What the task asks:
Identify all lines below that hold "document" and collect them.

Available data:
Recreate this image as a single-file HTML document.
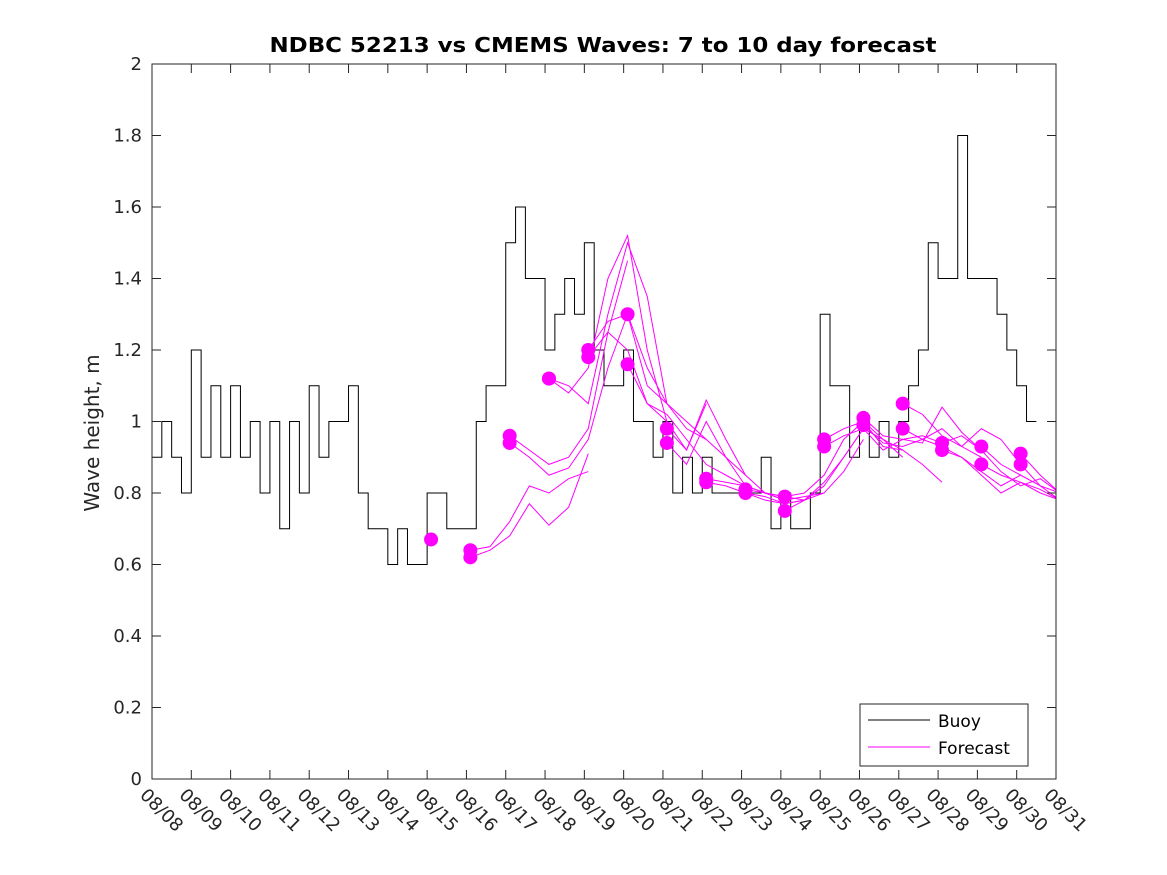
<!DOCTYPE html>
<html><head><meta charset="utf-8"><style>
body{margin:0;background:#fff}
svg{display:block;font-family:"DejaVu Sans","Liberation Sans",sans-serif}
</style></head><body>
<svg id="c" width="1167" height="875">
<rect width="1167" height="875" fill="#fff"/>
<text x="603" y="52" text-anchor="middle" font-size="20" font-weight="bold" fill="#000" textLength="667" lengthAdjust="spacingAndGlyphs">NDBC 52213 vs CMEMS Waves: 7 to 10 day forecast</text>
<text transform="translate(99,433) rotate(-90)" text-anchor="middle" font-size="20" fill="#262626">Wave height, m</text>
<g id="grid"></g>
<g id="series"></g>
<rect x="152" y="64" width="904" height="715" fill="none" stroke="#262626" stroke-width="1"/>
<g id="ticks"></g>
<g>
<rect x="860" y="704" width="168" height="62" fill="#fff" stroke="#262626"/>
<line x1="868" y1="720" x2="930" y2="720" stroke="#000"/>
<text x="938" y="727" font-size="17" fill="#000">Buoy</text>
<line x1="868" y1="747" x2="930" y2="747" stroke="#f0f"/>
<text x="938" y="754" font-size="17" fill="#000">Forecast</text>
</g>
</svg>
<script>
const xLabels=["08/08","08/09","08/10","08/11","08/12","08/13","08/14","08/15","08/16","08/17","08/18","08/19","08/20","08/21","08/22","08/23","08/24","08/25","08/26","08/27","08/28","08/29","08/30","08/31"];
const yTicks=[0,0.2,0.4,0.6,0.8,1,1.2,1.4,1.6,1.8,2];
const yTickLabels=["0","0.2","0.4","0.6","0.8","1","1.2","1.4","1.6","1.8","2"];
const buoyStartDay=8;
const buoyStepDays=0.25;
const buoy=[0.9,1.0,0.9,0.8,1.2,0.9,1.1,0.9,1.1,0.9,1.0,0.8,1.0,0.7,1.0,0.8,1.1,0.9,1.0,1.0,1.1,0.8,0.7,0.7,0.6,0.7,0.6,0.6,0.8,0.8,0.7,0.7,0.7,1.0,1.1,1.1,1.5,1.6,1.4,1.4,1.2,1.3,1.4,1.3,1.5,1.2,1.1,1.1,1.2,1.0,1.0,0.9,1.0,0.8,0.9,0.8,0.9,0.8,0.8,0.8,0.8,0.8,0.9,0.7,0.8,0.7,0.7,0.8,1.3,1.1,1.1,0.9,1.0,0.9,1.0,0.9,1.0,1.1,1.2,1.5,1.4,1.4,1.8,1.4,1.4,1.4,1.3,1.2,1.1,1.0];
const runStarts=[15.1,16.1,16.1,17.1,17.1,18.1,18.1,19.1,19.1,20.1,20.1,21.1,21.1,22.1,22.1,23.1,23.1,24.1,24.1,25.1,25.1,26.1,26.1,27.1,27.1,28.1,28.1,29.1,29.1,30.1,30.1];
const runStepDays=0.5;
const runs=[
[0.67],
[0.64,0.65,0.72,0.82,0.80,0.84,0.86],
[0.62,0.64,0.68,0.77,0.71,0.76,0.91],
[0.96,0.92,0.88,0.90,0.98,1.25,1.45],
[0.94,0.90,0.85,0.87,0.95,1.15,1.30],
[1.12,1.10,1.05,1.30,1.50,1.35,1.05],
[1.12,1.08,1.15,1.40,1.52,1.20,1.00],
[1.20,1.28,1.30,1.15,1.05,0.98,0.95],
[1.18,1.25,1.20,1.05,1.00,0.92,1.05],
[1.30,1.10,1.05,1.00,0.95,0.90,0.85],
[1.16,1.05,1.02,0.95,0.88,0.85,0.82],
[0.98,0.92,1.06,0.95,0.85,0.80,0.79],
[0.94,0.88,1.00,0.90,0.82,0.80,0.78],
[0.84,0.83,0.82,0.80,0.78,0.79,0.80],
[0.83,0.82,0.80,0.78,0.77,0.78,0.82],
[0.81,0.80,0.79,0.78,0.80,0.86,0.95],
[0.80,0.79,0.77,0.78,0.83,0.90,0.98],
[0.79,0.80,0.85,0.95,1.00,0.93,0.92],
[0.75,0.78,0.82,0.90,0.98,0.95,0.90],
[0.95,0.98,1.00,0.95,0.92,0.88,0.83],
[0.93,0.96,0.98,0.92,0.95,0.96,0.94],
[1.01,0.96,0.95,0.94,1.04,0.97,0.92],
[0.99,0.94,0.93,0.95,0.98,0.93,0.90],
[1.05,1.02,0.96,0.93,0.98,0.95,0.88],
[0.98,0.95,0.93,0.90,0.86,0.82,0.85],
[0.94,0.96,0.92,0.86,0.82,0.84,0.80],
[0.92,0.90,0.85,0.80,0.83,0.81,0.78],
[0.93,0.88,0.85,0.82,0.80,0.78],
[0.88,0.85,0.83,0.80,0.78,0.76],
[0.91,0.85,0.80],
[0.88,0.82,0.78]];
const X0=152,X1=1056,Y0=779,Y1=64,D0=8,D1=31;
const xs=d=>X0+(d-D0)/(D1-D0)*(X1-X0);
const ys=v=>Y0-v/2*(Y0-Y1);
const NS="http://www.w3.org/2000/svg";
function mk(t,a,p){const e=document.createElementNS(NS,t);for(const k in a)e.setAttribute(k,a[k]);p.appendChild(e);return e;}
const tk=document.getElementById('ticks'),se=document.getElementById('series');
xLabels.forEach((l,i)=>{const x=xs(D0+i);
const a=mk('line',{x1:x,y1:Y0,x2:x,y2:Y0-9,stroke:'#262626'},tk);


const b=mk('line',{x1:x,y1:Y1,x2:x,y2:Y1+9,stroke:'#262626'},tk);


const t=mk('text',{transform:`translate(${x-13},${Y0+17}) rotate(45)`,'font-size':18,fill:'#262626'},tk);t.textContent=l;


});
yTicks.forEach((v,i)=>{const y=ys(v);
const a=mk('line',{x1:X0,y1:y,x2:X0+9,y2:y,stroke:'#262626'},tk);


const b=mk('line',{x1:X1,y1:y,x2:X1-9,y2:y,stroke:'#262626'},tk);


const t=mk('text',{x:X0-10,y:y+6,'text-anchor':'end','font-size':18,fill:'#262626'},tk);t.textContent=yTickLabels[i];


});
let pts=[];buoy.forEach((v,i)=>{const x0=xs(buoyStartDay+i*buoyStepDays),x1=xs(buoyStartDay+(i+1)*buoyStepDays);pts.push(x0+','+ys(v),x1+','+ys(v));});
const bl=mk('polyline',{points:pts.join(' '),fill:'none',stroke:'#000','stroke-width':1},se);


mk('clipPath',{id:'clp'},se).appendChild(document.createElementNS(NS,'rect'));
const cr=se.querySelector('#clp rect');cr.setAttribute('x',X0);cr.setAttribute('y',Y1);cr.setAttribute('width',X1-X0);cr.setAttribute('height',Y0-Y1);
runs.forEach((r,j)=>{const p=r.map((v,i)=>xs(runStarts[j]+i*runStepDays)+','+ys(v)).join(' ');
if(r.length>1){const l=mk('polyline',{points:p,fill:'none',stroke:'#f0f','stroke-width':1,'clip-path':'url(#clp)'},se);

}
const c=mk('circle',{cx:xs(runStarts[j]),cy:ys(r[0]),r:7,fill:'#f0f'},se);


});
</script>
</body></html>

Finished task:
Recreate this image as a single-file HTML document.
function mk(t,a,p){const e=document.createElementNS(NS,t);for(const k in a)e.setAttribute(k,a[k]);p.appendChild(e);return e;}
const tk=document.getElementById('ticks'),se=document.getElementById('series');
mk('clipPath',{id:'clp'},se).appendChild(document.createElementNS(NS,'rect'));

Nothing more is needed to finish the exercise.